Tuesday, August 25, 2015

Sloppy Electricity Rate Making, reporting and politics

If you follow the economic challenges of an electricity environment with variable intermittent generation being forced onto the grid, you really must read the latest from Severin Borenstein, The Decline of Sloppy Electricity Rate Making
Something is dying alright, just not the utility. It’s the ability of regulators, utilities, and interest groups to push around revenue collection among customers without the customers pushing back.
Read the bill from carefully - important to understand net metering in California 
  • Try to punish high-consuming households by raising their price many times above cost – as has been done in California for the last 15 years – and they will now install solar to reduce their grid purchases, undermining revenue collection.
  • Try to use “demand charges” that are based on a customer’s peak usage — regardless of whether its peak coincides with system peak — and soon they will be installing batteries to smooth their peak, but in many cases without helping to lower grid costs.
  • Try to raise retail rates for most customers in order to offer discount electricity to low-income households and the high-price customers will turn to all forms of distributed generation instead of subsidizing the poor.
  • Try to stick commercial and industrial customers with more of the utility costs and they will invest in CHP and other onsite technologies.
  • Try to encourage demand shifting to off peak with exaggerated peak-period prices during all summer weekdays and the customer will use batteries to shift not just on the hottest high-demand days, but also on days when there is no benefit to society, though still an arbitrage play for the customer.

While Professor Borenstein lays out the limitations of tricks to shift costs to politically weak user groups (as Ontario has done), a more popular figure was speaking against actions such as changing grid charges to reflect the value of connection to a grid:

“It’s one thing if you’re consistent in being free market...It’s another thing if you’re free market until it’s solar that’s working, and people want to buy it, and suddenly you’re not for it any more. That’s a problem.”
You'll all remember how a free market works: you invest nothing and get something in return:
"We’re going to make it even easier for individual homeowners to put solar panels on the roof with no upfront cost,”
That from Barack Obama speaking at a Los Vegas event run by nuclear enemy Harry Reid. Chris Mooney's article in the Jeff Bezos' Washington Post is approving of the green stuff, but it would be more influential if units were treated intelligently:
Representatives of one industry leader...told the conference today that they’re building much larger projects in Nevada than they were a decade ago, and at a much cheaper price point for utility scale solar — below $50 per megawatt hour of capacity, far lower than in the neighborhood of $150 seven years ago.
That's good news, but the $50/MWh is surely a levelized cost per unit of generated power, not a capacity price.
...the company is currently contracted to build 1.3 gigawatts of solar energy capacity in the state. “To give you an idea of what that means for Nevadans, that pipeline will create 7 million work hours,”
That 'work hours per 1.3 gigawatts' would of been a nice spot to correctly use the megawatt hour unit.

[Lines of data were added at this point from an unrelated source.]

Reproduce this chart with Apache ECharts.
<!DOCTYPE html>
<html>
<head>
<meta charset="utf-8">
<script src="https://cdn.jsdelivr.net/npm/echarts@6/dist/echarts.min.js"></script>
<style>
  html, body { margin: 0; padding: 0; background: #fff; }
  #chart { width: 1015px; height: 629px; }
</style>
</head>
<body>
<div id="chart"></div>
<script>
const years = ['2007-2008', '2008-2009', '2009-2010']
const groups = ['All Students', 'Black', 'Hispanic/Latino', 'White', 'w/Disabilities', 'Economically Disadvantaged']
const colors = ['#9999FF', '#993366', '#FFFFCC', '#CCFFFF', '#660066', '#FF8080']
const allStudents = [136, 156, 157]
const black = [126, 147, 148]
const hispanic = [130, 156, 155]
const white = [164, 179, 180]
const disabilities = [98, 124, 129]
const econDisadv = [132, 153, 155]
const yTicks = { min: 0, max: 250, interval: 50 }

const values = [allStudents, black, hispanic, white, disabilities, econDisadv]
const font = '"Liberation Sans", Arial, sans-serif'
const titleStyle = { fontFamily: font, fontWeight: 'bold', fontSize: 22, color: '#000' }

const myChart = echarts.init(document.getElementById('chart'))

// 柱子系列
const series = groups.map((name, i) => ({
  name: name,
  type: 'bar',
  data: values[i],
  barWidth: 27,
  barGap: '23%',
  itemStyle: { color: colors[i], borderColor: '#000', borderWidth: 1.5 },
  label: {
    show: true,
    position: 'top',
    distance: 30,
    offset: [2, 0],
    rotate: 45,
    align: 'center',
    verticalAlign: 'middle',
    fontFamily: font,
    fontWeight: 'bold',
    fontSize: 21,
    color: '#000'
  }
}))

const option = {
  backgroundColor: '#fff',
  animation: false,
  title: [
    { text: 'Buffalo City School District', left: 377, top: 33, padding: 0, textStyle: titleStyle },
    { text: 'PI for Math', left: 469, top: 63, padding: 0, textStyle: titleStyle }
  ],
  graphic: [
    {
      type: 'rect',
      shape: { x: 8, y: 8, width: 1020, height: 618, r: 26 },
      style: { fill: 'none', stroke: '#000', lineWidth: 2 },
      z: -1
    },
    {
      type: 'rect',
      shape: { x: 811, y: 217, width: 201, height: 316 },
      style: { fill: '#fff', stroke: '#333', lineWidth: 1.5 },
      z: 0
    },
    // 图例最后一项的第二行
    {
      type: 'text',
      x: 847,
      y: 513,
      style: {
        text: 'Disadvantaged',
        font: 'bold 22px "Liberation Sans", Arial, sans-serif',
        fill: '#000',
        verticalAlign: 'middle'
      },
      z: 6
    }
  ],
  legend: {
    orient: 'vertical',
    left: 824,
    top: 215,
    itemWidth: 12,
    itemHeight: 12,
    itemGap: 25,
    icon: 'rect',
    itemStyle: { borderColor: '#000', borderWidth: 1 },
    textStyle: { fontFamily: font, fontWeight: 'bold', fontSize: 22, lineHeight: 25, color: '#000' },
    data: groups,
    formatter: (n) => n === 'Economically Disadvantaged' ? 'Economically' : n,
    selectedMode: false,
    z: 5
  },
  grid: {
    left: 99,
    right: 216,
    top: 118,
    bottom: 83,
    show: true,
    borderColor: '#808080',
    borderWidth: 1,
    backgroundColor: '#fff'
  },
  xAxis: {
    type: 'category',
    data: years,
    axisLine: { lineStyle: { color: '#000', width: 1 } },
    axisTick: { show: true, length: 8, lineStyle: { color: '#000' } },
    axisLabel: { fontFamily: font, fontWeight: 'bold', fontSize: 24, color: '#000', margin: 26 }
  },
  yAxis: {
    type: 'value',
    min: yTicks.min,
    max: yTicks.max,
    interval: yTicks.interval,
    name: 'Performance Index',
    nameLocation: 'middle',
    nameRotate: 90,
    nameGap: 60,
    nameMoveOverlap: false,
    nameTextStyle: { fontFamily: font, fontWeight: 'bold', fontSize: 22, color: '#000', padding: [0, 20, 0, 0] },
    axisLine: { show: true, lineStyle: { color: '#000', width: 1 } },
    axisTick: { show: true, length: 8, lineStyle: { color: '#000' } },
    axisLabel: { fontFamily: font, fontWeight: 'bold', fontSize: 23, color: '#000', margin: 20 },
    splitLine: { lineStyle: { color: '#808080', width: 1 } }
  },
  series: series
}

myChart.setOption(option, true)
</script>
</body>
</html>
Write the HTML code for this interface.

The problem with all this fabulous solar generation is it all produces, in Nevada, at about the same time.
Nevada is now in a growing battle over “net metering,” the increasingly contentious policy which allows rooftop solar owners to receive credit on their utility bills for the excess power they generate and contribute back to the grid. The local utility, NV Energy, recently declared that net metering had hit a legal limit in the state...
You should ignore Presidents and read quality professors.
Electricity is generally sold as a commodity, and variable intermittent generators' characteristic ouput makes their production of the commodity valued lightly by markets, despite being valued very highly on podiums.